Newly sworn in Connecticut House Minority Leader Vincent Candelora, R-North Branford, speaks in the House during opening session at the State Capitol, Jan. 6, 2021, in Hartford, Conn. 

(The Center Square) – While Connecticut is working with a budget surplus, a public policy organization is recommending the state lower taxes to improve its economic outlook.

“I think Connecticut residents are far less interested in whether we have a balanced budget and what our fiscal outlook is when they’re not safe in their homes, when thousands are unemployed and gas prices are going up,” House Minority Leader Vincent J. Candelora, R-North Branford, said according to the CT Mirror. “Government is working for itself. It’s not working for the people of Connecticut.”

Ken Girardin, director of policy and research at Yankee Institute, told The Center Square there a dew reasons for the state's surplus.

"Among other things, the more volatile portion of personal income tax receipts flow into the state's reserve fund, from which those funds essentially pay for debt and legacy costs rather than new programs," Girardin said. "This volatility cap was created in 2017 and was the main reason Connecticut was among the best-prepared states for the fiscal turbulence of early 2020."

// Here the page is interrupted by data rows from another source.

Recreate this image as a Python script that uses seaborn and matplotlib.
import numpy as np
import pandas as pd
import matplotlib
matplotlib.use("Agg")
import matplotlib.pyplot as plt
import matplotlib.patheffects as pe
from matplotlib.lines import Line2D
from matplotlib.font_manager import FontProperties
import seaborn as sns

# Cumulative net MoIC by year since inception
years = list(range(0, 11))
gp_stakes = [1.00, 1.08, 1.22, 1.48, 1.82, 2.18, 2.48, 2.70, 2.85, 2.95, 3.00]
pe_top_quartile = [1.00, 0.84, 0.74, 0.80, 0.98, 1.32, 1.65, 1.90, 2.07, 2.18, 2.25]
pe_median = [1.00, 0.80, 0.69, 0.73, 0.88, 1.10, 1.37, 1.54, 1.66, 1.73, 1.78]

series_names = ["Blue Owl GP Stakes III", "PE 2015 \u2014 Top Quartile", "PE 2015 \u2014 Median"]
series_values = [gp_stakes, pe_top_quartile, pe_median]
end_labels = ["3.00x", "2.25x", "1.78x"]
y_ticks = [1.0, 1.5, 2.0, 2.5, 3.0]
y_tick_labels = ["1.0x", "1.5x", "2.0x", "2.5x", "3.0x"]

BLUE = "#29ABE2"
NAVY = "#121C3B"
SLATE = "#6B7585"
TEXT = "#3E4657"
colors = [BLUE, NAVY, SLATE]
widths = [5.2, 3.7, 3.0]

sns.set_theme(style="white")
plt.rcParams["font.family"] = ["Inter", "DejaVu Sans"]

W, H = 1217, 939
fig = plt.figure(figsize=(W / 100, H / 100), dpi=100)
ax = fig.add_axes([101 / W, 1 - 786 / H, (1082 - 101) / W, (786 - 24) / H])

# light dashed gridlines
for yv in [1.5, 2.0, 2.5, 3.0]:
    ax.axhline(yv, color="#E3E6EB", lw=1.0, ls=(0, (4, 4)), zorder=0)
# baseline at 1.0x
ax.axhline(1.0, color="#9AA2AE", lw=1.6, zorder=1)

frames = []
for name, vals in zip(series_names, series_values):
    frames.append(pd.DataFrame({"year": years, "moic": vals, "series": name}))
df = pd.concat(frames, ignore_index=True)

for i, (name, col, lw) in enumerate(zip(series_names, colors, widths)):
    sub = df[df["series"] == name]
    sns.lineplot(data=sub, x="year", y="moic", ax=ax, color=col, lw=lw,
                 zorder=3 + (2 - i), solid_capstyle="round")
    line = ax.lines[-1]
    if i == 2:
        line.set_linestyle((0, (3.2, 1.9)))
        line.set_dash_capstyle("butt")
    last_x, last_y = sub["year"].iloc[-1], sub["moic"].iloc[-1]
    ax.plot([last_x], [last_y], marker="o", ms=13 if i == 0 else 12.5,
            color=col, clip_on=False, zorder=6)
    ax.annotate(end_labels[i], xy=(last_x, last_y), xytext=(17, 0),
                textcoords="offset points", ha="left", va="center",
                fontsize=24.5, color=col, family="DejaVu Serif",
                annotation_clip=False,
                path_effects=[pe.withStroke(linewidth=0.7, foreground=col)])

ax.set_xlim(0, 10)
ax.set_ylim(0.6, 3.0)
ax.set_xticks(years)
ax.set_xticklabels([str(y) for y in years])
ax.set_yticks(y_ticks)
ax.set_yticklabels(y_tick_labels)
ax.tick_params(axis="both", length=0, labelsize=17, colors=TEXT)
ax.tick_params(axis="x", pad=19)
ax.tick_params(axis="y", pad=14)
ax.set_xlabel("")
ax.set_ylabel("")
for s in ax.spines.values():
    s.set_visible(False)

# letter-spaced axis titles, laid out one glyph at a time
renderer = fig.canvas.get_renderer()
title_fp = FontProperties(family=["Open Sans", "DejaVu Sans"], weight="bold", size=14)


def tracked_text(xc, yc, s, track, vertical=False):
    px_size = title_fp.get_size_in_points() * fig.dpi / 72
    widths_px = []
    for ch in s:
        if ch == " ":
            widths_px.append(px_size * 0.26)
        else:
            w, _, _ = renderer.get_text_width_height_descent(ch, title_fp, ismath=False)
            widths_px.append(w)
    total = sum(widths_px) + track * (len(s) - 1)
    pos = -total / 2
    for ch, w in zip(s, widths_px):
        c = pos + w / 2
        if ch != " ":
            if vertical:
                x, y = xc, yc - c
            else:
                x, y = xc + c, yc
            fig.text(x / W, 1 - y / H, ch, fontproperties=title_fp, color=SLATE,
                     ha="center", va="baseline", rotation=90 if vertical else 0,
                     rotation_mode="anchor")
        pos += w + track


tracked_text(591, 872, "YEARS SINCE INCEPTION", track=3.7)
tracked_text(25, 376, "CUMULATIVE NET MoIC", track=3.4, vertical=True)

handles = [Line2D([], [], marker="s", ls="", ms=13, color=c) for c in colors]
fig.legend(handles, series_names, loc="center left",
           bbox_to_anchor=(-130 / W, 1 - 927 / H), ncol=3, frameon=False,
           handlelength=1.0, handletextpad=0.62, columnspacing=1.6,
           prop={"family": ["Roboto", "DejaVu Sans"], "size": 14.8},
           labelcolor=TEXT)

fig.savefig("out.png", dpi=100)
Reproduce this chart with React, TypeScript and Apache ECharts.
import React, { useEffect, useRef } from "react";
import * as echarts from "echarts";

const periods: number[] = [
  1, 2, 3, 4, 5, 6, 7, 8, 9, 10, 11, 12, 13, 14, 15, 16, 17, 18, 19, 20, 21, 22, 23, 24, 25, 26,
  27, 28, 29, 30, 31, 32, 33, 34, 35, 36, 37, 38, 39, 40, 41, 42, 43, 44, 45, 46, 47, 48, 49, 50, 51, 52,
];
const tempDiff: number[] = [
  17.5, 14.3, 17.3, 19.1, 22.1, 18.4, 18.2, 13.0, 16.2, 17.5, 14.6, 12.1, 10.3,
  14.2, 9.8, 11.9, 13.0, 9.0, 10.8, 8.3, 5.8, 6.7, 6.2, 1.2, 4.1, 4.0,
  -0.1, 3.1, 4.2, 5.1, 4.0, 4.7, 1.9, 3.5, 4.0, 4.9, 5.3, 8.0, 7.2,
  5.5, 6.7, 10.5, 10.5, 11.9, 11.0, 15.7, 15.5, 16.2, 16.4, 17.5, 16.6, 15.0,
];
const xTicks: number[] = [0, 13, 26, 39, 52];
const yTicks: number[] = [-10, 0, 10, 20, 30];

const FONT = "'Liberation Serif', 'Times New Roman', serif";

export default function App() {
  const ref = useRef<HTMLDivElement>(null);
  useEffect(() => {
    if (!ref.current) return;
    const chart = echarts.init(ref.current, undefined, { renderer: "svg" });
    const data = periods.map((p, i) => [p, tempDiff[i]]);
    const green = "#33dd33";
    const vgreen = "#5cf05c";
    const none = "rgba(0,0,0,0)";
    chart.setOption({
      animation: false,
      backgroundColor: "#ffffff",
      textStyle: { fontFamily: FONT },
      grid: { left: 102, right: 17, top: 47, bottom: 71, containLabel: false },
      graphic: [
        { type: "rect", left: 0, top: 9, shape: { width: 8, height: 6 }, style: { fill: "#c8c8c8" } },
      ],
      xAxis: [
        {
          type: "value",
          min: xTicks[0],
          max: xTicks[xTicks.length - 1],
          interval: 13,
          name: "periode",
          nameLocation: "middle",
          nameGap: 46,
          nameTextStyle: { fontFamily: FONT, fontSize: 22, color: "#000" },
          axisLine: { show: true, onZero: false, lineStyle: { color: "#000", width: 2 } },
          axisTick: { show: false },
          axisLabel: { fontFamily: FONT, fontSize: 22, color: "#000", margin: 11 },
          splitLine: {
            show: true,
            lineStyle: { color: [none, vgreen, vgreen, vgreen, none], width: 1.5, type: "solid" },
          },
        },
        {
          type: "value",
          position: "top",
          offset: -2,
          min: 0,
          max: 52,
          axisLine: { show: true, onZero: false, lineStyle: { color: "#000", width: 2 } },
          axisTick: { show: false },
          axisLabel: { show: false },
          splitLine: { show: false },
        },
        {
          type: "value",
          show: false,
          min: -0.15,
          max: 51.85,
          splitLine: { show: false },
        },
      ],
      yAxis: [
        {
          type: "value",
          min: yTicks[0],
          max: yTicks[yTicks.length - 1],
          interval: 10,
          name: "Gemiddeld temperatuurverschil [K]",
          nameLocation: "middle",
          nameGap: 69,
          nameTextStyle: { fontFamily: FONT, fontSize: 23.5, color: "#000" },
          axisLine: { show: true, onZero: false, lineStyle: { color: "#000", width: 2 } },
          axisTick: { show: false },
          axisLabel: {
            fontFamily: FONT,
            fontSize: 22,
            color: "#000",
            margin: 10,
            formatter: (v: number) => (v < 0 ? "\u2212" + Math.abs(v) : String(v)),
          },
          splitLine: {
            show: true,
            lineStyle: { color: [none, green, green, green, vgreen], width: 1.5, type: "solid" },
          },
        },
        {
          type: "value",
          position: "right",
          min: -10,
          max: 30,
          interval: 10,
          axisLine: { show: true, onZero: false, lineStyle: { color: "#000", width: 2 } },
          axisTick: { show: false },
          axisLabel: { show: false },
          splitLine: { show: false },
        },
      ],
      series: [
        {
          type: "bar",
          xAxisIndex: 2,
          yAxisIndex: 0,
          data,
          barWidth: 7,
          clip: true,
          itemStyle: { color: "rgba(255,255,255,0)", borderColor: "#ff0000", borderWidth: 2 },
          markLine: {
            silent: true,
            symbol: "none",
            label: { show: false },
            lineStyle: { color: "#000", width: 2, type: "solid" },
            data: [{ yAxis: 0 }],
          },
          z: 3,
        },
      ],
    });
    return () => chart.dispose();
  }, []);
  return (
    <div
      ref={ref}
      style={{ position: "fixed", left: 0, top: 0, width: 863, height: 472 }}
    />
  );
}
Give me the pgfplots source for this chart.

Girardin said the state's revenues have been strong because of three rounds of income tax hikes in 2009, 2011, and 2015 that were done on a permanent basis to address temporary budget shortfalls, leading the state to routinely take in more cash than previously needed as the economy recovered.

"The state's PIT rates are their highest ever (since the 1991 implementation of the tax)," Girardin said. "Flattening the tax down from a top rate near 7% toward Massachusetts's 5% would be a good use of funds by reducing the tax savings of shifting full-time residences to lower-tax states (that's especially important as long as SALT deductibility remains capped). It's not clear how revenues will perform long term, however, because COVID cash from the feds has patched over Connecticut's likely unsustainable spending trends."

Many of the state's lawmakers are now fighting for tax reform for both residents and businesses.

"Yankee has suggested using the surplus (and expenditure cuts and tax reform) to eliminate the state corporate income tax to address our sluggish job creation," Girardin said. "The state added essentially no private-sector jobs between 2017 and early 2020, and we remain at least a year away from recovering our losses from the lockdown period."